„Unter Wölfen“ von John Wray
Mit seinem sechsten Roman widmet sich John Wray dem Heavy Metal – und legt mit „Unter Wölfen“ eine überzeugende Szenestudie vor, die nur einen einzigen Makel hat.
„Unter Wölfen“ von John Wray ist unsere Buchempfehlung der Woche.
John Wrays sechster Roman handelt von Metal – aber das sollte Genrefremde nicht abschrecken. Wie in den besten Skizzierungen einer Szene geht es in „Unter Wölfen“ nicht vorrangig darum, welches Slayer-Album jetzt das beste ist (ich nominiere „South of Heaven“), sondern darum, warum diese Frage den Mitgliedern der Szene so wichtig ist. Und wer selbst jemals Teil einer Subkultur gewesen ist – egal welcher – der wird bei dem Roman des US-amerikanisch-österreichischen Autors seine helle Freude haben.
„Unter Wölfen“ ist da am besten, wo Wray die Verbindung seiner Protagonist:innen untereinander und ihren Platz in der Szene verwebt. Da ist Kip Norvald, dessen Vater im Gefängnis sitzt und dessen Mutter lange unerwähnt bleibt. Gerade in Florida angekommen, zieht er bei seiner Großmutter ein und wird allein schon dadurch zum Außenseiter, weil sonst in Venice Beach jede:r jede:n kennt.
Er freundet sich mit Leslie an, dem queeren, Schwarzen Adoptivsohn eines weißen, für die beiden unendlich alten Ehepaares, der ihn direkt ins kalte Wasser wirft, als er ihm die Debüt-LP von Death vorspielt.

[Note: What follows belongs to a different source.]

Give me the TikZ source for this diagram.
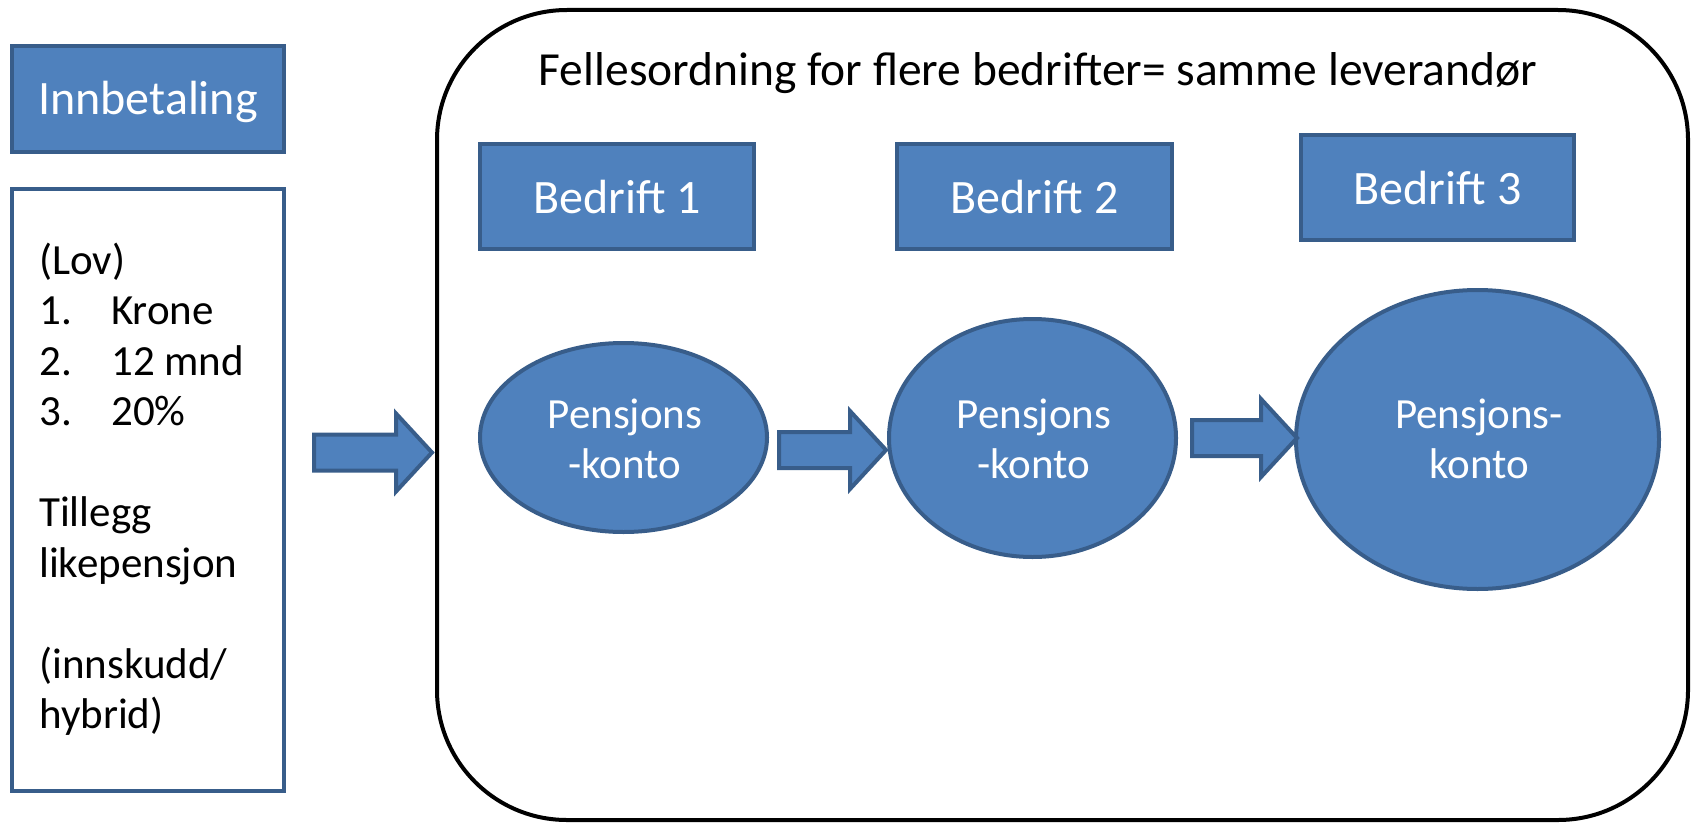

Die Band also, die vielleicht alleinig für die Genrebeschreibung Death Metal verantwortlich ist – Nerds streiten sich darüber immer noch. Hier sind sie jedoch noch nicht die wichtigsten Vertreter der Florida-Szene, sondern die Band des Cousins von jemandem, mit dem Kips Oma zur Kirche geht.
Von Leslie und seinem schier enzyklopädischem Wissen über Equipment und Diskografien und seinen fachmännischen Meinungen geleitet, wird Kip schnell zum Teil der Metalszene, wo er auch Kira kennenlernt. Leslie, der mit ihrem Gras dealenden Cousin schläft, attestiert diesem offenkundig traumatisierten Mädchen einen „waschechten Todeswunsch“ – und das ist die größte Schwäche von „Unter Wölfen“.
Die weibliche Figur wird zunehmend eindimensional
Es ist schade, dass Kira auf der Reise, die das Trio durchmacht, immer mehr zur Karikatur des beschädigten Mädchens wird, auf das alle Typen stehen. Für Kip und Leslie ergibt das Sinn, die beide auf ihre Art Kira verfallen, und sogar für die Metalszene generell, die auch heute noch ein gravierendes Frauenproblem hat. Nicht aber für einen Autor, der es sonst – auch und gerade in diesem Buch – so genau versteht, dreidimensionale Figuren zu schreiben. Als es das Trio nach dem Schulabschluss nach L.A. verschlägt, wird Kira zunehmend eindimensional: Während Kip quasi durch Zufall zum Musikjournalisten wird und Leslie einem Arschloch verfällt, das in einer Glam-Band spielt, geistert Kira als abgebrühte Szenebraut durch die Handlung. Ihre einzige Rolle besteht darin, in einer Bar zu arbeiten und eine Beziehung mit Kip anzufangen, die sie beide nach Europa führt und natürlich nicht funktioniert. Im dritten Teil, der sich nach Death und Glam Metal der norwegischen Black-Metal-Szene widmet, ist sie fast vollständig abwesend, denn natürlich müssen Kip und Leslie nach ihr suchen und sie retten.
Die selbstzerstörerische Sehnsucht nach etwas Echtem verbindet die Figuren aus „Unter Wölfen“ von John Wray
„Unter Wölfen“ ist ein pointierter Roman, in Zügen ist er sogar großartig, doch es bleibt der Wunsch, dass Wray diese Geschichte aus der Sicht von Kira erzählt hätte. Eine selbstzerstörerische Sehnsucht nach etwas Echtem verbindet Wrays Figuren, doch es ist Kira, die dieses Merkmal der Metalszene auf die Spitze treibt. Anders als bei Leslie und Kip erfahren wir allerdings viel zu wenig darüber, was Kira bewegt. Vielleicht weiß John Wray es selbst nicht genau.
Mit „Unter Wölfen“ hat es John Wray auf unsere Liste der besten Bücher im August 2024 geschafft.